Suckers! You play the lottery thinking you'll win. Idiot! You won't. Or maybe you play so that schools and infrastructure will be funded properly. Idiot! Newsflash, you buying a lottery ticket does not go to fix schools or bridges. The lottery money goes to billionaires so they don't have to pay for their new stadiums. Or it goes to political hacks earning half million dollar salaries to be school superintendents. You know what the state government calls you when you buy a lottery ticket? Sucker! Back in the day when mobsters ran the numbers game in our cities, there was an honor among thieves...kind of. Let's look back at those mobster days in 1948's "Force of Evil," directed by Abraham Polonsky.
Joe Morse (John Garfield) is a sleazy, high paid lawyer with an idea. Him and his client, Ben Tucker (Roy Roberts) see the future and know the state is going to clamp down on the numbers racket. Ben has bribed the right pols and uses Joe to coalesce all the small time hoods to do the numbers under one organization. Ben will then get state approval and run a state lottery. Small time hoods hold out because they like the independence and know Ben and the state are just stealing their racket. Joe concocts a scam in which a phony number will come up and drive all the small time hoods out of business. Joe has an honest thieve brother named Leo (Thomas Gomez) who wants to stay a small time hood independent of big mobsters. Joe pleads with him to be bought off but Leo rebuffs him. Poor Leo, he will now be raided by the cops every day. Leo can't keep shop open and is forced to sell. Leo's nubile secretary Doris (Beatrice Pearson) has no interest in working for the mob, and she quits.
Okay, you guessed it. Joe kind of likes Doris. Doris kind of likes Leo. Unfortunately for Doris, she gets caught up in some of the raids and is now un-hirable because of her arrest record. Add to the turmoil, a rival mobster, Ficco (Paul Fix) makes a move for the new numbers consortium and goes to war against Tucker. Caught in the middle is Leo and this won't end well. Joe realizes his work for the local mobsters has dragged him into an abyss of ruination and his world begins falling apart. Now Joe has to be careful, very careful. The bullets begin flying, bodies begin dropping, and the numbers rackets slowly becomes the purview of state lotteries. The handwriting is on the wall for the local mobsters and Joe.

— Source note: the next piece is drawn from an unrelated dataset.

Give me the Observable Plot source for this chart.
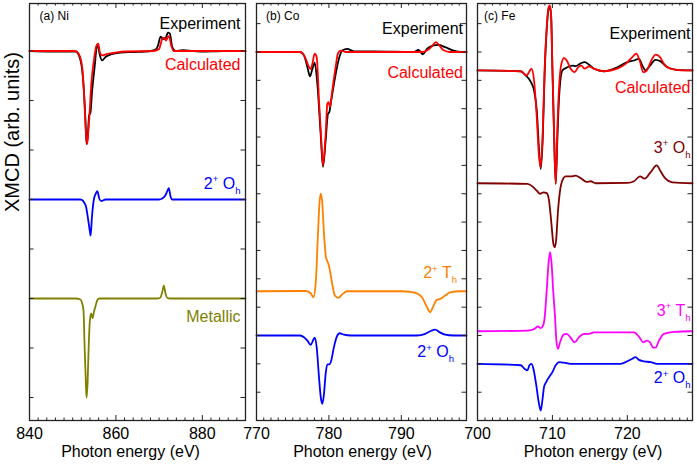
<!DOCTYPE html>
<html><head><meta charset="utf-8">
<script src="https://cdn.jsdelivr.net/npm/d3@7"></script>
<script src="https://cdn.jsdelivr.net/npm/@observablehq/plot@0.6"></script>
<style>
html,body{margin:0;padding:0;background:#fff;}
#chart{position:relative;width:697px;height:467px;overflow:hidden;font-family:"Liberation Sans",Arial,sans-serif;}
#chart svg{position:absolute;top:0;}
</style></head><body><div id="chart"></div>
<script>
// ---------- (a) Ni : [photon energy (eV), XMCD (arb.)] ----------
const niExperiment = [[840,7.0],[845,6.99],[850.7,6.99],[851.4,6.92],[852.2,6.61],[852.6,6.2],[853.0,5.5],[853.2,5.12],[853.5,5.3],[853.8,5.7],[854.1,5.75],[854.5,6.2],[855.1,6.7],[855.5,7.05],[855.8,7.14],[856.2,6.95],[856.8,6.81],[857.6,6.88],[858.8,6.93],[861.1,6.97],[864.2,6.98],[868,7.0],[869.2,7.03],[869.7,7.1],[870.35,7.29],[871.0,7.24],[871.5,7.26],[872.05,7.37],[872.5,7.35],[873.05,7.08],[873.8,7.0],[875.4,7.02],[879.6,6.99],[885,7.0],[890,7.0]];
const niCalculated = [[840,7.0],[850.5,7.0],[851.4,6.94],[852.2,6.67],[852.7,6.0],[853.1,5.3],[853.35,5.12],[853.6,5.35],[853.85,5.66],[854.3,6.33],[854.9,6.81],[855.5,7.11],[855.9,7.15],[856.3,6.97],[856.8,6.91],[858,6.94],[859.5,6.96],[862,6.99],[868.8,7.0],[870.0,7.04],[870.7,7.24],[871.2,7.27],[871.6,7.21],[872.0,7.28],[872.3,7.3],[872.8,7.11],[873.4,7.0],[890,7.0]];
const niOh2 = [[840,4.0],[851.8,4.0],[853.0,3.88],[853.5,3.64],[854.0,3.34],[854.15,3.27],[854.45,3.64],[854.9,4.0],[855.3,4.11],[855.7,4.17],[856.15,4.02],[856.6,3.97],[857.6,4.0],[870.0,4.0],[870.7,4.02],[871.5,4.09],[872.0,4.19],[872.25,4.23],[872.65,4.06],[873.05,4.0],[890,4.0]];
const niMetallic = [[840,2.0],[850.7,2.0],[851.8,1.98],[852.2,1.9],[852.5,1.76],[852.74,1.08],[853.05,0.28],[853.21,0.0],[853.44,0.28],[853.67,0.95],[853.98,1.56],[854.28,1.7],[854.6,1.6],[854.9,1.72],[855.3,1.85],[855.7,1.97],[856.15,2.0],[869.5,2.0],[870.2,2.01],[870.74,2.13],[871.1,2.26],[871.5,2.09],[871.9,2.01],[872.5,2.0],[890,2.0]];
const niMajorTicks = [840, 860, 880];
const niLabelText = ["Experiment", "Calculated", "2^{+} O_{h}", "Metallic"];

// ---------- (b) Co ----------
const coExperiment = [[770,12],[776.0,12.0],[776.56,11.88],[777.03,11.46],[777.39,11.14],[777.71,11.4],[778.03,11.62],[778.4,10.88],[778.86,9.11],[779.18,7.95],[779.55,8.88],[779.87,9.82],[780.05,9.88],[780.32,10.29],[780.78,11.0],[781.38,11.76],[781.84,12.05],[782.53,12.11],[783.44,12.02],[786.2,12.02],[791.7,12.0],[792.38,12.07],[792.98,11.92],[793.54,12.11],[794.45,12.23],[795.13,12.25],[796.05,12.17],[797.2,12.05],[798.35,12.0],[799,12.0]];
const coCalculated = [[770,12],[776.0,12.0],[776.34,11.96],[776.8,11.76],[777.25,11.46],[777.48,11.4],[777.71,11.58],[778.03,11.94],[778.31,11.82],[778.63,10.29],[778.95,8.88],[779.18,8.0],[779.55,9.11],[779.78,10.17],[779.96,10.23],[780.14,10.05],[780.46,10.64],[780.92,11.46],[781.24,11.94],[781.61,12.05],[782.3,12.0],[791.7,12.0],[792.85,12.0],[793.54,12.05],[794.2,12.19],[794.77,12.35],[795.13,12.27],[795.8,12.07],[796.7,12.0],[799,12.0]];
const coTh2 = [[770,3.56],[776.8,3.57],[777.48,3.49],[777.85,3.35],[778.17,3.82],[778.49,5.59],[778.72,6.76],[778.9,7.0],[779.09,6.65],[779.32,5.59],[779.59,4.76],[779.92,4.53],[780.14,4.29],[780.46,3.82],[780.82,3.41],[781.29,3.33],[781.84,3.45],[782.53,3.56],[789.86,3.56],[791.7,3.52],[792.85,3.35],[793.54,3.0],[793.99,2.82],[794.36,3.0],[794.91,3.26],[795.36,3.29],[796.05,3.41],[796.74,3.52],[798.1,3.56],[799,3.56]];
const coOh2 = [[770,2.0],[776.0,2.0],[776.56,1.94],[777.03,1.82],[777.48,1.67],[777.85,1.85],[778.03,1.92],[778.31,1.59],[778.63,0.53],[778.9,-0.23],[779.09,-0.41],[779.32,-0.06],[779.55,0.65],[779.78,0.98],[780.05,0.98],[780.32,1.12],[780.69,1.59],[781.16,2.0],[781.47,2.08],[782.07,2.03],[783,2.0],[792.16,2.0],[793.3,2.06],[793.99,2.15],[794.68,2.21],[795.27,2.12],[796.05,2.03],[797.2,2.0],[799,2.0]];
const coMajorTicks = [770, 780, 790];
const coLabelText = ["Experiment", "Calculated", "2^{+} T_{h}", "2^{+} O_{h}"];

// ---------- (c) Fe ----------
const feExperiment = [[700,11.35],[705.77,11.32],[706.44,11.17],[706.88,11.05],[707.2,10.9],[707.55,10.64],[707.91,9.94],[708.22,8.53],[708.44,7.88],[708.7,8.9],[708.97,11.3],[709.24,12.8],[709.47,13.5],[709.64,13.6],[709.82,13.3],[710.0,11.4],[710.22,9.1],[710.44,7.35],[710.67,9.0],[710.89,10.41],[711.33,11.35],[712.0,11.46],[712.67,11.52],[713.1,11.5],[713.77,11.6],[714.31,11.64],[714.89,11.55],[715.55,11.41],[716.89,11.32],[718.67,11.46],[720.0,11.64],[720.89,11.7],[721.55,11.76],[722.0,11.52],[722.44,11.35],[723.02,11.52],[723.77,11.72],[724.44,11.67],[725.33,11.46],[726.67,11.37],[728.7,11.35]];
const feCalculated = [[700,11.35],[705.77,11.32],[706.57,11.17],[706.88,11.29],[707.2,11.41],[707.55,10.99],[707.91,9.7],[708.22,8.29],[708.44,7.94],[708.7,9.11],[708.97,11.46],[709.24,12.87],[709.47,13.55],[709.64,13.64],[709.82,13.35],[710.0,11.46],[710.22,9.11],[710.44,7.35],[710.67,9.35],[710.89,10.76],[711.2,11.58],[711.55,11.79],[711.91,11.7],[712.44,11.41],[712.97,11.29],[713.42,11.46],[713.87,11.52],[714.31,11.41],[714.89,11.49],[715.55,11.41],[716.89,11.32],[718.67,11.41],[719.77,11.58],[720.67,11.82],[721.2,11.94],[721.64,11.7],[722.13,11.29],[722.57,11.34],[723.2,11.7],[723.77,11.91],[724.31,11.84],[724.88,11.58],[725.77,11.41],[727.1,11.35],[728.7,11.35]];
const feOh3 = [[700,7.37],[706.67,7.35],[707.33,7.26],[707.91,7.11],[708.35,7.0],[708.8,7.05],[709.24,7.02],[709.55,6.76],[709.87,5.94],[710.13,5.23],[710.31,5.11],[710.49,5.35],[710.75,6.41],[711.02,7.11],[711.33,7.47],[711.77,7.61],[712.44,7.61],[713.1,7.64],[713.77,7.55],[714.57,7.42],[715.1,7.44],[715.77,7.37],[720,7.38],[720.89,7.44],[721.69,7.61],[722.31,7.53],[723.11,7.76],[723.91,8.0],[724.44,7.79],[725.1,7.53],[726,7.4],[728.7,7.37]];
const feTh3 = [[700,2.15],[706.67,2.17],[707.64,2.24],[708.08,2.32],[708.44,2.26],[708.75,2.35],[708.97,2.65],[709.24,3.59],[709.5,4.6],[709.69,4.94],[709.9,4.5],[710.1,3.59],[710.35,2.65],[710.53,1.82],[710.75,1.53],[711.02,1.76],[711.47,2.03],[711.91,2.06],[712.44,1.92],[712.97,1.76],[713.55,1.94],[714.22,2.06],[714.89,2.06],[715.55,2.11],[720.89,2.11],[721.55,1.96],[722.13,1.76],[722.57,1.82],[723.02,1.76],[723.47,1.57],[723.77,1.57],[724.22,1.82],[724.88,2.06],[726.22,2.13],[728.7,2.15]];
const feOh2 = [[700,1.0],[705.77,0.95],[706.31,0.82],[706.67,0.77],[706.93,0.95],[707.2,1.0],[707.47,0.82],[707.82,0.29],[708.17,-0.35],[708.44,-0.65],[708.66,-0.29],[708.88,0.18],[709.15,0.35],[709.55,0.53],[710,0.71],[710.44,0.95],[710.89,1.06],[711.55,1.04],[712.44,1.0],[719.1,1.0],[720,1.09],[720.67,1.18],[721.11,1.24],[721.55,1.14],[722.22,1.09],[723.11,1.06],[724,1.0],[728.7,1.0]];
const feMajorTicks = [700, 710, 720];
const feLabelText = ["Experiment", "Calculated", "3^{+} O_{h}", "3^{+} T_{h}", "2^{+} O_{h}"];

const panelTitles = ["(a) Ni", "(b) Co", "(c) Fe"];
const xTitle = "Photon energy (eV)";
const yTitle = "XMCD (arb. units)";

// ---------- layout / styles ----------
const TOP = 3, BOTTOM = 420, H = 467;
const C = {black: "#000000", red: "#ff0000", blue: "#0000ff", olive: "#808000", orange: "#ff8000", darkred: "#800000", magenta: "#ff00ff"};

const panels = [
  {left: 0, frameL: 29, frameR: 245, xd: [840, 890], minorStep: 2, yd: [-0.465, 7.96], yTicks: d3.range(0, 8),
   major: niMajorTicks, title: panelTitles[0], titleDx: 10, xTitleDx: -7,
   series: [[niExperiment, C.black], [niCalculated, C.red], [niOh2, C.blue], [niMetallic, C.olive]],
   labels: [[0, 7.55, C.black, 0], [1, 6.71, C.red, 0], [2, 4.32, C.blue, 0], [3, 1.62, C.olive, 0]], labelText: niLabelText, labelDx: -5, yTitle: true},
  {left: 226, frameL: 256, frameR: 466, xd: [770, 799], minorStep: 1, yd: [-0.998, 13.71], yTicks: d3.range(0, 14),
   major: coMajorTicks, title: panelTitles[1], titleDx: 9.5, xTitleDx: 1,
   series: [[coExperiment, C.black], [coCalculated, C.red], [coTh2, C.orange], [coOh2, C.blue]],
   labels: [[0, 12.83, C.black, 0], [1, 11.28, C.red, 0], [2, 4.2, C.orange, -6], [3, 1.42, C.blue, -9]], labelText: coLabelText, labelDx: -3.5},
  {left: 447, frameL: 477, frameR: 692, xd: [700, 728.7], minorStep: 1, yd: [-0.998, 13.71], yTicks: d3.range(0, 14),
   major: feMajorTicks, title: panelTitles[2], titleDx: 6.5, xTitleDx: 8,
   series: [[feExperiment, C.black], [feCalculated, C.red], [feOh3, C.darkred], [feTh3, C.magenta], [feOh2, C.blue]],
   labels: [[0, 12.63, C.black, 0], [1, 10.75, C.red, 0], [2, 8.63, C.darkred, 0], [3, 2.88, C.magenta, 0], [4, 0.5, C.blue, 0]], labelText: feLabelText, labelDx: -2}
];

function richify(svg) {
  d3.select(svg).selectAll("text").each(function () {
    const s = this.textContent;
    if (!/[\^_]\{/.test(s)) return;
    const parts = s.match(/\^\{[^}]*\}|_\{[^}]*\}|[^\^_]+/g);
    this.textContent = "";
    let shift = 0;
    for (const part of parts) {
      const ts = document.createElementNS("http://www.w3.org/2000/svg", "tspan");
      let target = 0, txt = part, small = false;
      if (part.startsWith("^{")) { target = -6.5; txt = part.slice(2, -1); small = true; }
      else if (part.startsWith("_{")) { target = 5; txt = part.slice(2, -1); small = true; }
      ts.setAttribute("dy", target - shift);
      shift = target;
      if (small) ts.setAttribute("font-size", "0.6em");
      ts.textContent = txt;
      this.appendChild(ts);
    }
  });
}

const root = document.getElementById("chart");
for (const p of panels) {
  const width = p.frameR - p.left + 5;
  const marginLeft = p.frameL - p.left;
  const FH = BOTTOM - TOP, FW = p.frameR - p.frameL;
  const minor = d3.range(p.xd[0], p.xd[1] + 1e-9, p.minorStep).filter(v => !p.major.includes(v));
  const tickStyle = {stroke: "#222", strokeWidth: 1};
  const marks = [
    ...p.series.map(([data, color]) => Plot.line(data, {x: d => d[0], y: d => d[1], stroke: color, strokeWidth: 1.8, curve: "monotone-x"})),
    Plot.frame({stroke: "#222", strokeWidth: 1.3}),
    Plot.tickX(minor, {x: d => d, insetTop: FH - 2.5, ...tickStyle}),
    Plot.tickX(minor, {x: d => d, insetBottom: FH - 2.5, ...tickStyle}),
    Plot.tickX(p.major, {x: d => d, insetTop: FH - 5, ...tickStyle}),
    Plot.tickX(p.major, {x: d => d, insetBottom: FH - 5, ...tickStyle}),
    Plot.tickY(p.yTicks, {y: d => d, insetRight: FW - 4.5, ...tickStyle}),
    Plot.tickY(p.yTicks, {y: d => d, insetLeft: FW - 4.5, ...tickStyle}),
    Plot.axisX({ticks: p.major, tickSize: 0, tickPadding: 7, fontSize: 16, label: null, tickFormat: d => String(d)}),
    Plot.text([xTitle], {text: d => d, frameAnchor: "bottom", lineAnchor: "middle", dy: 31, dx: p.xTitleDx, fontSize: 16}),
    Plot.text([p.title], {text: d => d, frameAnchor: "top-left", lineAnchor: "middle", dx: p.titleDx, dy: 13, textAnchor: "start", fontSize: 12}),
    ...p.labels.map(([i, y, color, extraDx]) => Plot.text([p.labelText[i]], {text: d => d, y: () => y, frameAnchor: "right", lineAnchor: "middle", textAnchor: "end", dx: p.labelDx + extraDx, fill: color, fontSize: 16}))
  ];
  if (p.yTitle) marks.push(Plot.text([yTitle], {text: d => d, frameAnchor: "left", lineAnchor: "middle", dx: -17, rotate: -90, fontSize: 20}));
  const svg = Plot.plot({
    width, height: H,
    marginLeft, marginRight: width - marginLeft - FW, marginTop: TOP, marginBottom: H - BOTTOM,
    x: {domain: p.xd},
    y: {domain: p.yd, axis: null},
    style: {fontFamily: "'Liberation Sans', Arial, sans-serif", fontSize: "16px", background: "transparent", overflow: "visible", color: "#000"},
    marks
  });
  svg.style.left = p.left + "px";
  svg.style.position = "absolute";
  richify(svg);
  root.appendChild(svg);
}
</script></body></html>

Go ahead play the local lottery. Just know you are not helping the schools, roads, or hungry children. You're helping billionaires and political hacks and they are laughing at you. Will Joe survive to the end credits? Will Doris be able to forgive Joe for ruining her life? Which ruined more lives, the local numbers guy, or the state lotteries of today? See this fine John Garfield film and ask yourself a lot of moral questions.